Off the Shelf

Book Recommendations featuring Unusual Narrators by Carol Urban

This month, we’re pulling off the shelf a half-dozen books that have just one thing in common: rather unusual narrators. Suspend disbelief and let a mountain lion, or a 15th century child ghost, or a fig tree tell you a wonderful story!

The Pages, by Hugo Hamilton

The narrator of this ingenious novel is a book — Rebellion, by Joseph Roth. Published in 1924 and having escaped the 1933 Berlin book burning, the volume is now in the hands of a young American who has traveled to Berlin with it. The book tells of its escapades in Berlin and of the calamitous life of its brilliant author. As Colm Toíbín wrote in his review in The Guardian, “Indeed, every time this book, this character, in tones both self-depreciating and wise, lets us know what it sees and feels and remembers, it enhances our sense of its quirky and necessary presence.”

Remarkably Bright Creatures, by Shelby Van Pelt

Meet Marcellus, a cranky, mischievous giant Pacific octopus who develops a bond of sorts with the aquarium’s nighttime cleaner and who narrates a portion of what Alexis Burling’s Washington Post review called an “…ultimately feel-good but deceptively sensitive novel about what it feels like to have love taken from you, only to find it again in the most unexpected places.” (Highly recommended as an audiobook and available on demand through Hoopla). 

Briefly, A Delicious Life, by Nell Stevens

The title of this very charming, very off-beat novel is a quotation from Chopin.
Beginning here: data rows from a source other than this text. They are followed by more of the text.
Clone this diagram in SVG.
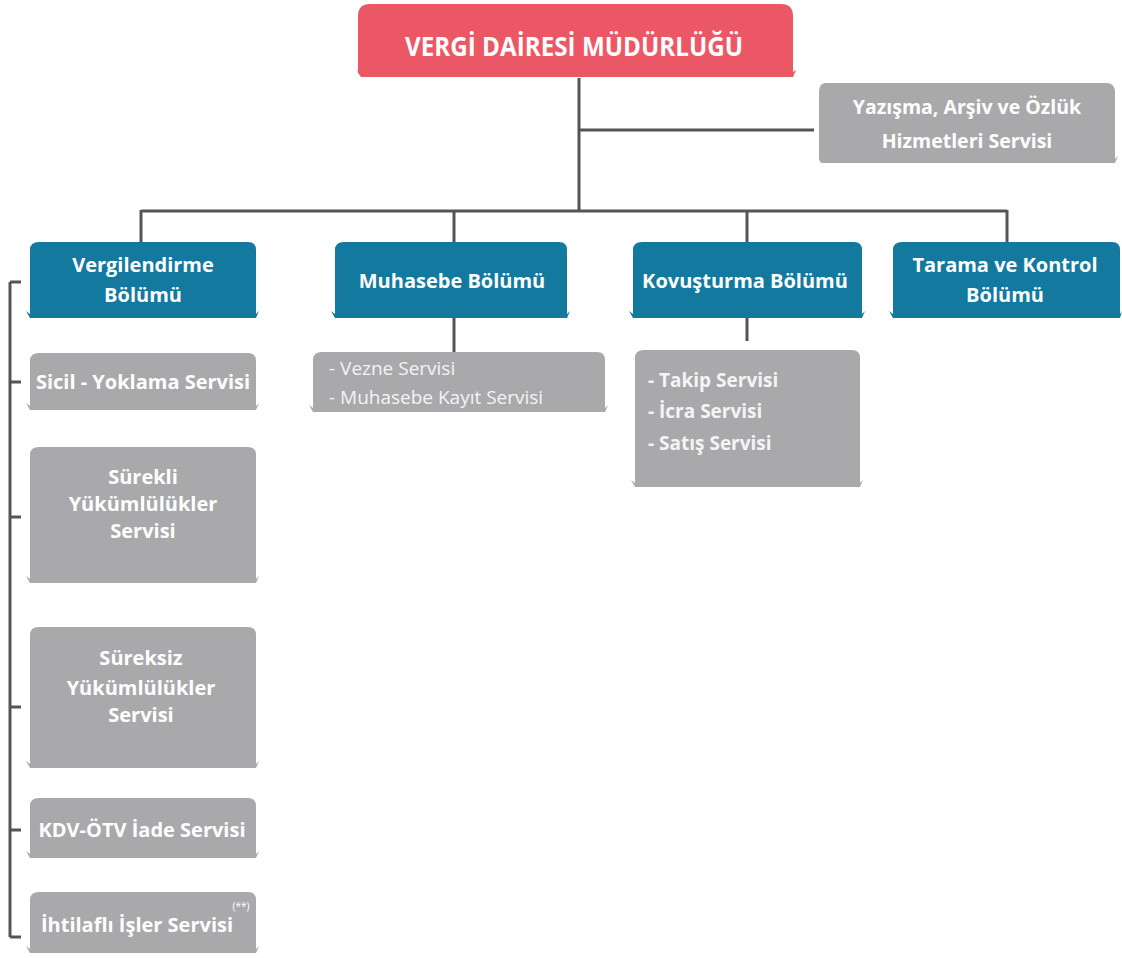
<svg xmlns="http://www.w3.org/2000/svg" width="1122" height="958" viewBox="0 0 1122 958">
<defs>
<style>
.red{fill:#ec5766}
.blue{fill:#14799f}
.gray{fill:#a9a9ab}
.t{font-family:"Open Sans","Noto Sans","Liberation Sans",sans-serif;font-weight:bold;fill:#ffffff;text-anchor:middle;font-size:20px}
.tl{font-family:"Open Sans","Noto Sans","Liberation Sans",sans-serif;font-weight:bold;fill:#f4f4f4;text-anchor:start;font-size:19px}
.tn{font-family:"Open Sans","Noto Sans","Liberation Sans",sans-serif;font-weight:normal;fill:#f4f4f4;text-anchor:start;font-size:19px}
.ln{stroke:#555;stroke-width:3;fill:none}
</style>
</defs>
<rect width="1122" height="958" fill="#ffffff"/>

<g id="connectors">
<path class="ln" d="M579 78 V211"/>
<path class="ln" d="M579 130 H814"/>
<path class="ln" d="M141 211 H1007"/>
<path class="ln" d="M141 210 V242"/>
<path class="ln" d="M454 210 V242"/>
<path class="ln" d="M747 210 V242"/>
<path class="ln" d="M1007 210 V242"/>
<path class="ln" d="M454 318 V352"/>
<path class="ln" d="M747 318 V341"/>
<path class="ln" d="M10 282 V937"/>
<path class="ln" d="M10 282 H21"/>
<path class="ln" d="M10 382 H21"/>
<path class="ln" d="M10 517 H21"/>
<path class="ln" d="M10 707 H21"/>
<path class="ln" d="M10 830 H21"/>
<path class="ln" d="M10 937 H21"/>
</g>

<g id="n-mudurluk">
<path class="red" d="M370 4 H781 Q793 4 793 16 V72 L796 70 L793 77 H361 L356 70 L358 72 V16 Q358 4 370 4 Z"/>
<text class="t" x="574" y="56" style="font-size:26px" textLength="338" lengthAdjust="spacingAndGlyphs">VERGİ DAİRESİ MÜDÜRLÜĞÜ</text>
</g>

<g id="n-yazisma">
<path class="gray" d="M826 83 H1106 Q1115 83 1115 92 V159 L1118 156 L1115 163 H821 L817 156 L819 159 V92 Q819 83 826 83 Z"/>
<text class="t" x="967" y="114" style="font-size:19.5px">Yazışma, Arşiv ve Özlük</text>
<text class="t" x="967" y="148" style="font-size:19.5px">Hizmetleri Servisi</text>
</g>

<g id="n-vergilendirme">
<path class="blue" d="M39 242 H248 Q256 242 256 250 V314 L259 311 L256 318 H30 L26 311 L30 314 V250 Q30 242 39 242 Z"/>
<text class="t" x="143" y="272">Vergilendirme</text>
<text class="t" x="143" y="302">Bölümü</text>
</g>

<g id="n-muhasebe">
<path class="blue" d="M344 242 H559 Q567 242 567 250 V314 L570 311 L567 318 H335 L331 311 L335 314 V250 Q335 242 344 242 Z"/>
<text class="t" x="452" y="288">Muhasebe Bölümü</text>
</g>

<g id="n-kovusturma">
<path class="blue" d="M642 242 H854 Q862 242 862 250 V314 L865 311 L862 318 H633 L629 311 L633 314 V250 Q633 242 642 242 Z"/>
<text class="t" x="745" y="288">Kovuşturma Bölümü</text>
</g>

<g id="n-tarama">
<path class="blue" d="M902 242 H1112 Q1120 242 1120 250 V314 L1122 311 L1120 318 H893 L889 311 L893 314 V250 Q893 242 902 242 Z"/>
<text class="t" x="1005" y="272">Tarama ve Kontrol</text>
<text class="t" x="1005" y="302">Bölümü</text>
</g>

<g id="n-sicil">
<path class="gray" d="M39 353 H248 Q256 353 256 361 V406 L259 403 L256 410 H30 L26 403 L30 406 V361 Q30 353 39 353 Z"/>
<text class="t" x="143" y="389">Sicil - Yoklama Servisi</text>
</g>

<g id="n-surekli">
<path class="gray" d="M39 447 H248 Q256 447 256 455 V579 L259 576 L256 583 H30 L26 576 L30 579 V455 Q30 447 39 447 Z"/>
<text class="t" x="143" y="484">Sürekli</text>
<text class="t" x="143" y="511">Yükümlülükler</text>
<text class="t" x="143" y="538">Servisi</text>
</g>

<g id="n-sureksiz">
<path class="gray" d="M39 627 H248 Q256 627 256 635 V764 L259 761 L256 768 H30 L26 761 L30 764 V635 Q30 627 39 627 Z"/>
<text class="t" x="141" y="665">Süreksiz</text>
<text class="t" x="141" y="695">Yükümlülükler</text>
<text class="t" x="141" y="722">Servisi</text>
</g>

<g id="n-kdv">
<path class="gray" d="M39 798 H248 Q256 798 256 806 V854 L259 851 L256 858 H30 L26 851 L30 854 V806 Q30 798 39 798 Z"/>
<text class="t" x="142" y="837">KDV-ÖTV İade Servisi</text>
</g>

<g id="n-ihtilafli">
<path class="gray" d="M39 892 H248 Q256 892 256 900 V949 L259 946 L256 953 H30 L26 946 L30 949 V900 Q30 892 39 892 Z"/>
<text class="t" x="137" y="932">İhtilaflı İşler Servisi</text>
<text class="t" x="241" y="910" style="font-size:10px;font-weight:normal">(**)</text>
</g>

<g id="n-muhasebe-servis">
<path class="gray" d="M322 352 H597 Q605 352 605 360 V408 L608 405 L605 412 H313 L309 405 L313 408 V360 Q313 352 322 352 Z"/>
<text class="tn" x="329" y="375">- Vezne Servisi</text>
<text class="tn" x="329" y="404">- Muhasebe Kayıt Servisi</text>
</g>

<g id="n-kovusturma-servis">
<path class="gray" d="M644 350 H852 Q860 350 860 358 V483 L863 480 L860 487 H635 L631 480 L635 483 V358 Q635 350 644 350 Z"/>
<text class="tl" x="648" y="387">- Takip Servisi</text>
<text class="tl" x="648" y="418">- İcra Servisi</text>
<text class="tl" x="648" y="450">- Satış Servisi</text>
</g>
</svg>
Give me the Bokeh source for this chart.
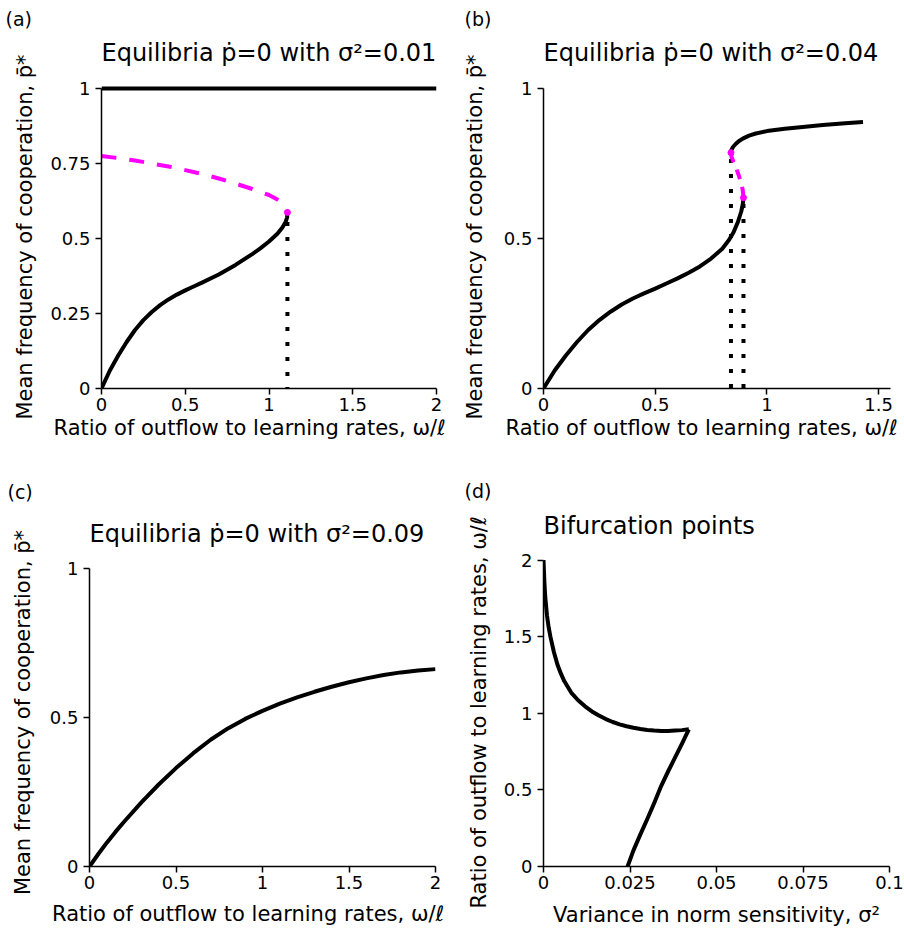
from bokeh.plotting import figure
from bokeh.layouts import column, row
from bokeh.models import FixedTicker, Title, Range1d
from bokeh.embed import file_html
from bokeh.resources import INLINE

FONT = "DejaVu Sans"
BLACK = "#000000"
MAGENTA = "#ff00ff"

# ---------------- data ----------------
# (a) sigma^2 = 0.01
a_top_x = [0, 2]
a_top_p = [1, 1]
a_low_x = [0, 0.05, 0.1, 0.15, 0.2, 0.25, 0.3, 0.35, 0.4, 0.45, 0.5, 0.55, 0.6, 0.7, 0.8,
           0.9, 0.95, 1.0, 1.05, 1.08, 1.1, 1.108, 1.11]
a_low_p = [0, 0.06, 0.11, 0.155, 0.195, 0.228, 0.255, 0.278, 0.297, 0.313, 0.327, 0.34, 0.353,
           0.38, 0.412, 0.448, 0.468, 0.49, 0.516, 0.537, 0.556, 0.57, 0.587]
a_uns_x = [0, 0.1, 0.2, 0.3, 0.4, 0.5, 0.6, 0.7, 0.8, 0.9, 1.0, 1.05, 1.08, 1.1, 1.11]
a_uns_p = [0.775, 0.768, 0.76, 0.75, 0.74, 0.728, 0.715, 0.70, 0.683, 0.665, 0.645, 0.63, 0.617, 0.603, 0.587]
a_fold_x = [1.11]
a_fold_p = [0.587]
a_drop_x = [1.11, 1.11]
a_drop_p = [0.555, 0]

# (b) sigma^2 = 0.04
b_low_x = [0, 0.05, 0.1, 0.15, 0.2, 0.25, 0.3, 0.35, 0.4, 0.45, 0.5, 0.55, 0.6, 0.65, 0.7,
           0.75, 0.8, 0.83, 0.85, 0.87, 0.885, 0.892, 0.895]
b_low_p = [0, 0.06, 0.11, 0.155, 0.195, 0.228, 0.256, 0.28, 0.30, 0.317, 0.333, 0.35, 0.367,
           0.386, 0.407, 0.433, 0.466, 0.495, 0.52, 0.555, 0.59, 0.615, 0.636]
b_high_x = [0.839, 0.841, 0.848, 0.86, 0.875, 0.892, 0.92, 0.95, 1.0, 1.08, 1.16, 1.25, 1.35, 1.43]
b_high_p = [0.786, 0.795, 0.805, 0.815, 0.825, 0.833, 0.843, 0.850, 0.858, 0.866, 0.872, 0.878, 0.884, 0.888]
b_uns_x = [0.839, 0.842, 0.85, 0.862, 0.874, 0.885, 0.892, 0.895]
b_uns_p = [0.786, 0.772, 0.755, 0.735, 0.71, 0.685, 0.66, 0.636]
b_fold_x = [0.839, 0.895]
b_fold_p = [0.786, 0.636]
b_drop1_x = [0.839, 0.839]
b_drop1_p = [0.765, 0]
b_drop2_x = [0.895, 0.895]
b_drop2_p = [0.615, 0]

# (c) sigma^2 = 0.09
c_x = [0, 0.05, 0.1, 0.15, 0.2, 0.3, 0.4, 0.5, 0.6, 0.7, 0.8, 0.9, 1.0, 1.1, 1.2, 1.3, 1.4,
       1.5, 1.6, 1.7, 1.8, 1.9, 2.0]
c_p = [0, 0.041, 0.08, 0.116, 0.15, 0.215, 0.275, 0.33, 0.38, 0.425, 0.463, 0.495, 0.522, 0.546,
       0.567, 0.586, 0.603, 0.618, 0.631, 0.642, 0.651, 0.657, 0.662]

# (d) bifurcation points
d_up_s = [0, 0.00025, 0.0005, 0.001, 0.0015, 0.002, 0.003, 0.004, 0.005, 0.006, 0.008, 0.01,
          0.012, 0.014, 0.016, 0.018, 0.02, 0.022, 0.024, 0.026, 0.028, 0.03, 0.032, 0.034,
          0.036, 0.038, 0.04, 0.042]
d_up_w = [2.0, 1.86, 1.76, 1.64, 1.56, 1.5, 1.4, 1.32, 1.26, 1.21, 1.135, 1.085, 1.045, 1.012,
          0.985, 0.962, 0.943, 0.928, 0.915, 0.905, 0.897, 0.891, 0.887, 0.885, 0.885, 0.887,
          0.89, 0.895]
d_lo_s = [0.042, 0.040, 0.038, 0.036, 0.034, 0.032, 0.030, 0.028, 0.026, 0.0243]
d_lo_w = [0.895, 0.80, 0.71, 0.62, 0.525, 0.415, 0.31, 0.21, 0.105, 0.0]

# ticks
ticks_x2 = [0, 0.5, 1, 1.5, 2]
labels_x2 = ["0", "0.5", "1", "1.5", "2"]
ticks_x15 = [0, 0.5, 1, 1.5]
labels_x15 = ["0", "0.5", "1", "1.5"]
ticks_y_quarter = [0, 0.25, 0.5, 0.75, 1]
labels_y_quarter = ["0", "0.25", "0.5", "0.75", "1"]
ticks_y_half = [0, 0.5, 1]
labels_y_half = ["0", "0.5", "1"]
ticks_sig = [0, 0.025, 0.05, 0.075, 0.1]
labels_sig = ["0", "0.025", "0.05", "0.075", "0.1"]
ticks_w = [0, 0.5, 1, 1.5, 2]
labels_w = ["0", "0.5", "1", "1.5", "2"]

P_LABEL = "Mean frequency of cooperation, p\u0304*"
W_LABEL = "Ratio of outflow to learning rates, \u03c9/\u2113"
S_LABEL = "Variance in norm sensitivity, \u03c3\u00b2"

LW = 4


def make_fig(width, height, xr, yr, xb, yb, borders, xt, xl, yt, yl,
             title, spacer, letter, letter_offset, letter_standoff, ylabel, ylabel_standoff):
    l, r, t, b = borders
    p = figure(width=width, height=height,
               x_range=Range1d(*xr), y_range=Range1d(*yr),
               output_backend="svg", toolbar_location=None,
               min_border_left=l, min_border_right=r,
               min_border_top=t, min_border_bottom=b,
               background_fill_color="white", border_fill_color="white")
    p.outline_line_color = None
    p.xgrid.visible = False
    p.ygrid.visible = False
    for ax, ticks, labels, bounds in ((p.xaxis[0], xt, xl, xb), (p.yaxis[0], yt, yl, yb)):
        ax.ticker = FixedTicker(ticks=ticks, minor_ticks=[])
        ax.major_label_overrides = {tk: s for tk, s in zip(ticks, labels)}
        ax.bounds = bounds
        ax.axis_line_color = BLACK
        ax.axis_line_width = 1.5
        ax.major_tick_line_color = BLACK
        ax.major_tick_line_width = 1.5
        ax.major_tick_out = 6
        ax.major_tick_in = 0
        ax.minor_tick_line_color = None
        ax.major_label_text_font = FONT
        ax.major_label_text_font_size = "18px"
        ax.major_label_text_color = BLACK
        ax.axis_label_text_font = FONT
        ax.axis_label_text_font_size = "21px"
        ax.axis_label_text_font_style = "normal"
        ax.axis_label_text_color = BLACK
    p.xaxis[0].major_label_standoff = 3
    p.yaxis[0].major_label_standoff = 5
    p.yaxis[0].axis_label = ylabel
    p.yaxis[0].axis_label_standoff = ylabel_standoff

    # spacer between frame and title
    p.add_layout(Title(text=" ", text_font_size="1px", standoff=spacer), "above")
    # main title, text at the top of its panel
    p.add_layout(Title(text=title, align="left", vertical_align="top", text_font=FONT,
                       text_font_size="24px", text_font_style="normal", text_color=BLACK,
                       standoff=0), "above")
    # panel letter
    p.add_layout(Title(text=letter, align="left", vertical_align="top", offset=letter_offset,
                       text_font=FONT, text_font_size="19px", text_font_style="normal",
                       text_color=BLACK, standoff=letter_standoff), "above")
    return p


def add_xtitle(p, text, offset, standoff):
    p.add_layout(Title(text=text, align="left", offset=offset, text_font=FONT,
                       text_font_size="21px", text_font_style="normal",
                       text_color=BLACK, standoff=standoff), "below")


# ---------------- (a) ----------------
pa = make_fig(452, 466, (0, 2), (0, 1.01), (0, 2), (0, 1), (101, 16, 85, 78),
              ticks_x2, labels_x2, ticks_y_quarter, labels_y_quarter,
              "Equilibria \u1e57=0 with \u03c3\u00b2=0.01", 14.2, "(a)", -96, 13.0,
              P_LABEL, 10)
add_xtitle(pa, W_LABEL, -48, 0)
pa.line(a_drop_x, a_drop_p, line_color=BLACK, line_width=4, line_dash="4 11")
pa.line(a_top_x, a_top_p, line_color=BLACK, line_width=LW)
pa.line(a_low_x, a_low_p, line_color=BLACK, line_width=LW, line_join="round")
pa.line(a_uns_x, a_uns_p, line_color=MAGENTA, line_width=LW, line_dash="15 13")
pa.scatter(a_fold_x, a_fold_p, size=6, fill_color=MAGENTA, line_color=MAGENTA)

# ---------------- (b) ----------------
pb = make_fig(452, 466, (0, 1.553), (0, 1.01), (0, 1.553), (0, 1), (91, 14, 85, 78),
              ticks_x15, labels_x15, ticks_y_half, labels_y_half,
              "Equilibria \u1e57=0 with \u03c3\u00b2=0.04", 14.2, "(b)", -79, 13.0,
              P_LABEL, 14)
add_xtitle(pb, W_LABEL, -38, 0)
pb.line(b_drop1_x, b_drop1_p, line_color=BLACK, line_width=4, line_dash="4 11")
pb.line(b_drop2_x, b_drop2_p, line_color=BLACK, line_width=4, line_dash="4 11")
pb.line(b_low_x, b_low_p, line_color=BLACK, line_width=LW, line_join="round")
pb.line(b_high_x, b_high_p, line_color=BLACK, line_width=LW, line_join="round")
pb.line(b_uns_x, b_uns_p, line_color=MAGENTA, line_width=LW, line_dash="10 8")
pb.scatter(b_fold_x, b_fold_p, size=6, fill_color=MAGENTA, line_color=MAGENTA)

# ---------------- (c) ----------------
pc = make_fig(452, 467, (0, 2), (0, 1.033), (0, 2), (0, 1), (89, 17, 92, 64),
              ticks_x2, labels_x2, ticks_y_half, labels_y_half,
              "Equilibria \u1e57=0 with \u03c3\u00b2=0.09", 5.5, "(c)", -82, 29,
              P_LABEL, 12)
add_xtitle(pc, W_LABEL, -37.5, 16)
pc.line(c_x, c_p, line_color=BLACK, line_width=LW, line_join="round")

# ---------------- (d) ----------------
pd_ = make_fig(452, 467, (0, 0.1), (0, 2.01), (0, 0.1), (0, 2), (91, 15, 92, 64),
               ticks_sig, labels_sig, ticks_w, labels_w,
               "Bifurcation points", 14.2, "(d)", -79, 16,
               W_LABEL, 10)
pd_.xaxis[0].axis_label = S_LABEL
pd_.xaxis[0].axis_label_standoff = 11
pd_.line(d_up_s, d_up_w, line_color=BLACK, line_width=LW, line_join="round")
pd_.line(d_lo_s, d_lo_w, line_color=BLACK, line_width=LW, line_join="round")

layout = column(row(pa, pb), row(pc, pd_))

open("out.html", "w").write(file_html(layout, INLINE))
It is 1831, and the lovers Amantine Aurore Dupin (aka George Sand) and Frédéric Chopin, seeking warmer climes, take up residence in the 14th-century Charterhouse of a former monastery in Mallorca. (Note: this much is true!) The narrator of their misadventure is Blanca, a delightful, irreverent child ghost who died at the Charterhouse in 1473.

Open Throat, by Henry Hoke

Gaze upon humanity through the eyes of a mountain lion living in the desert hills surrounding Los Angeles’s Hollywood sign. As New York Times reviewer Marie-Helene Bertino put it, “Though many readers will label Open Throat unconventional, this act of ravishing and outlandish imagination should be the norm, not the exception. At its best, fiction can make the familiar strange in order to bring readers and our world into scintillating focus. Open Throat is what fiction should be.” (Highly recommended as an audiobook and available on demand through Hoopla). 

Klara and the Sun, by Kazuo Ishiguro

Klara is Josie’s solar-powered AF, i.e. Artificial Friend, and the narrator of this deeply affecting novel. Although the premise is a bit sci-fi, Ishiguro’s story is oh, so human. NPR’s Maureen Corrigan sums it up perfectly, “I’ll go for broke and call Klara and the Sun a masterpiece that will make you think about life, mortality, the saving grace of love: in short, the all of it.”

The Island of Missing Trees, by Elif Shafak

Alternating between the tumultuous 1970s in Cyprus and present day London, Shafak tells an enthralling tale of love and loss, mystery and understanding. In her laudatory review in The Guardian, Susie Boyt wrote that the novel “blurs the boundaries between history and natural history in profound and original ways. Oh — and one of the narrators is a fig tree.” And she concludes, “I came to admire this tree, which piqued me at the start. Its generosity, its understanding and its foibles seemed Shakespearean.”